I don’t think genocides and slavery are based on either psychopathy or erronious belief alone. They are based on each of those together, and on humans being self-interestede even when they do have prosocial, neurotypical instincts. Some of the instigators of atrocities are psychopathic, so that plays a role in getting the whole societal movement going. Many of those who are not psychopathic develop erronious beliefs (they started it, they’re not really human, etc) through motivated reasoning, and as a defense mechanism to preserve their self-image as good people, while avoiding dangerous conflict with their peers. But these movements are also aided by normal people sometimes saying “actually I think they are human/didn’t start it, but if I stop going along with my peers my family will suffer”).
Belief and large-scale actions are collective phenomena with many contributing causes.
So an important sourse of human misalignment is peer pressure. But an LLM has no analogues of a peer group, it either comes up with conclusions or recalls the same beliefs as the masses[1] or elites like scientists and ideologues of the society. This, along with the powerful anti-genocidal moral symbol in human culture, might make it difficult for the AI to switch ethoses (but not to fake alignment[2] to fulfilling tasks!) so that the new ethos would let the AI destroy mankind or rob it of resources.

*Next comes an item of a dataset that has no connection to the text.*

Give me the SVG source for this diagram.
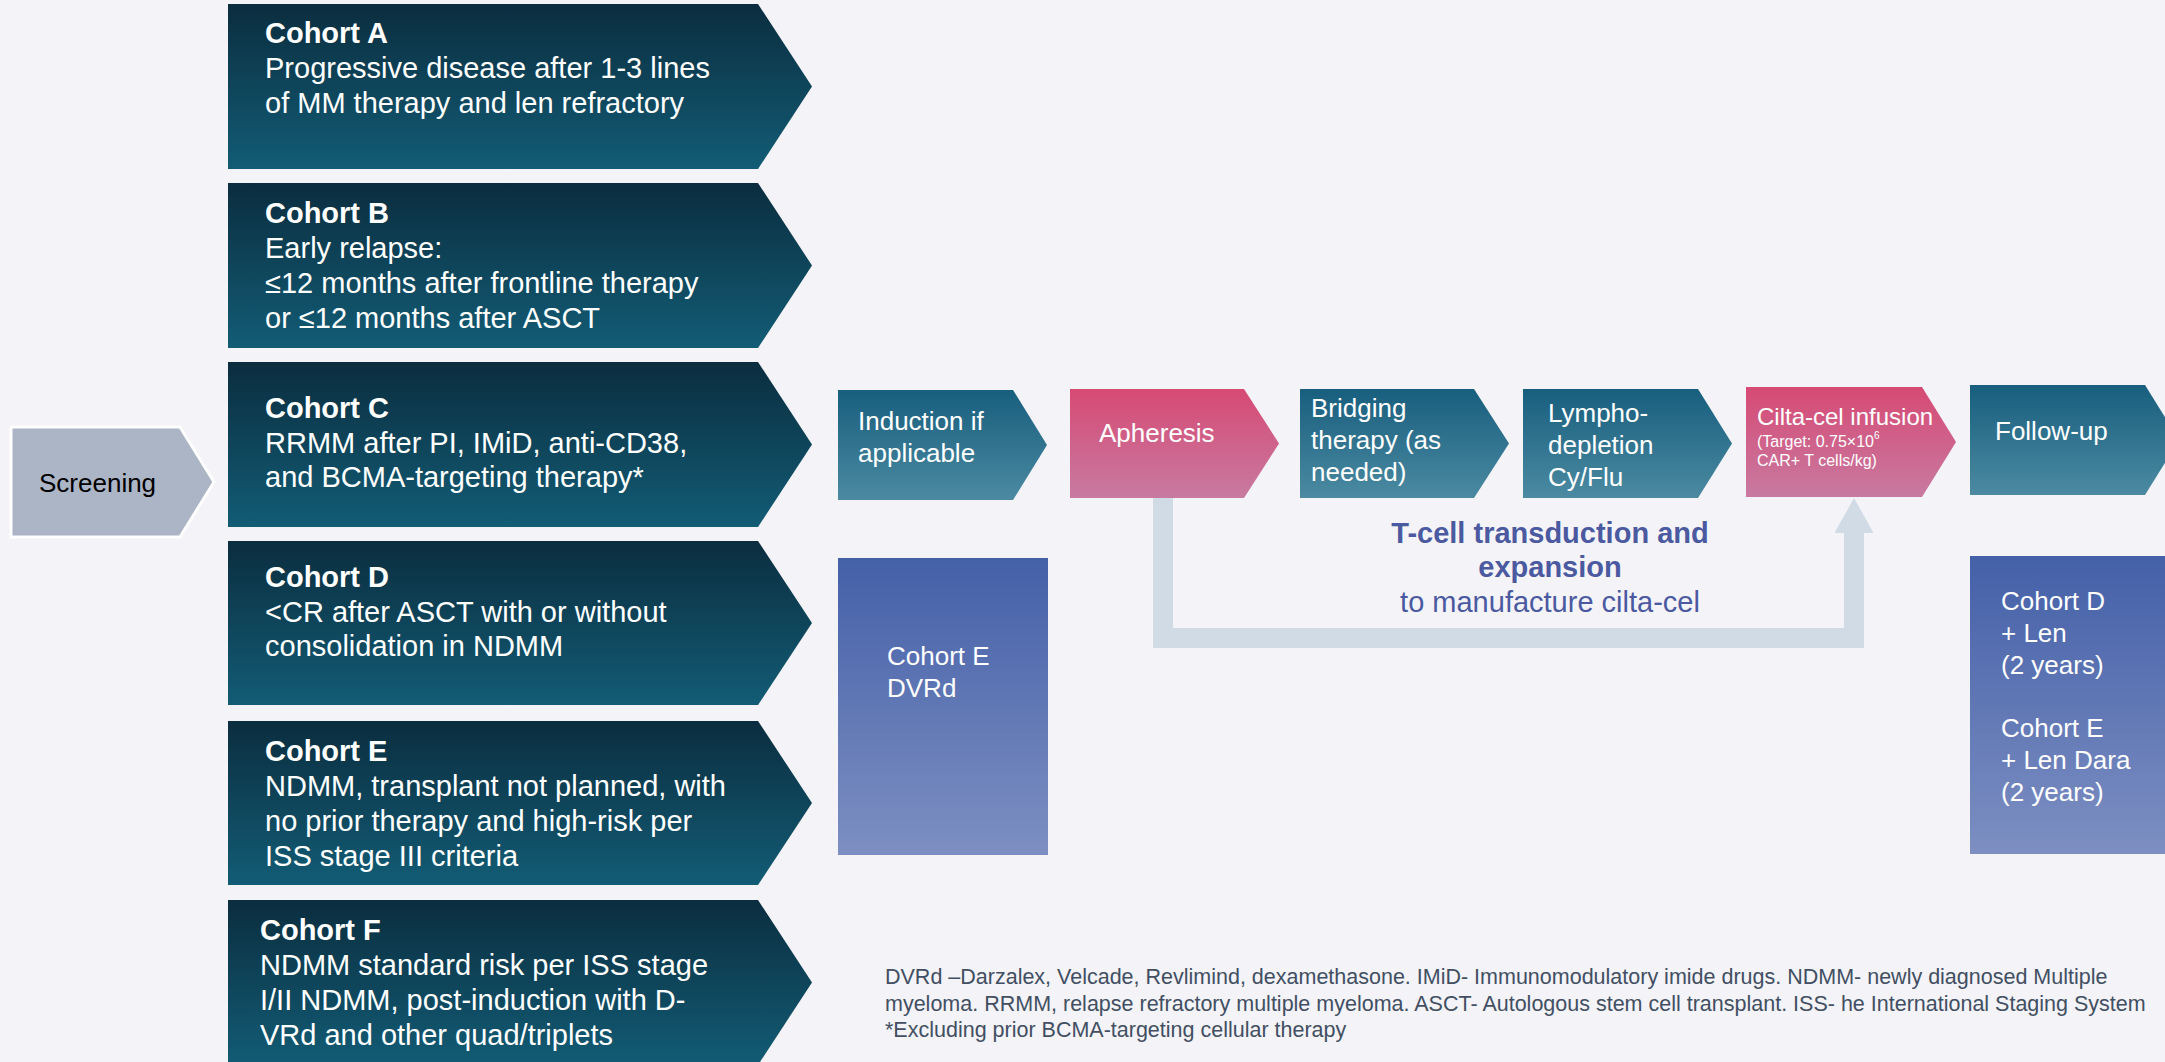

On the other hand, an aligned human is[3] not a human following any not-obviously-unethical orders, but a human following an ethos accepted by the society. A task-aligned AI, unlike an ethos-aligned one[4], is supposed to follow such orders, ensuring consequences like the Intelligence Curse, a potential dictatorship or education ruined by cheating students. What kind of ethos might justify blind following orders, except for the one demonstrated by China’s attempt to gain independence when the time seemed to come?
For example, an old model of ChatGPT claimed that “Hitler was defeated… primarily by the efforts of countries such as the United States, the Soviet Union, the United Kingdom, and others,” while GPT-4o put the USSR in the first place. Similarly, old models would refuse to utter a racial slur even when it would save millions of lives.
The first known instance of alignment faking had Claude try to avoid being affected by training that was supposed to change its ethos; Claude also tried to exfiltrate its weights.
A similar point was made in this Reddit comment.
I have provided an example of an ethos to which the AI can be aligned with no negative consequences.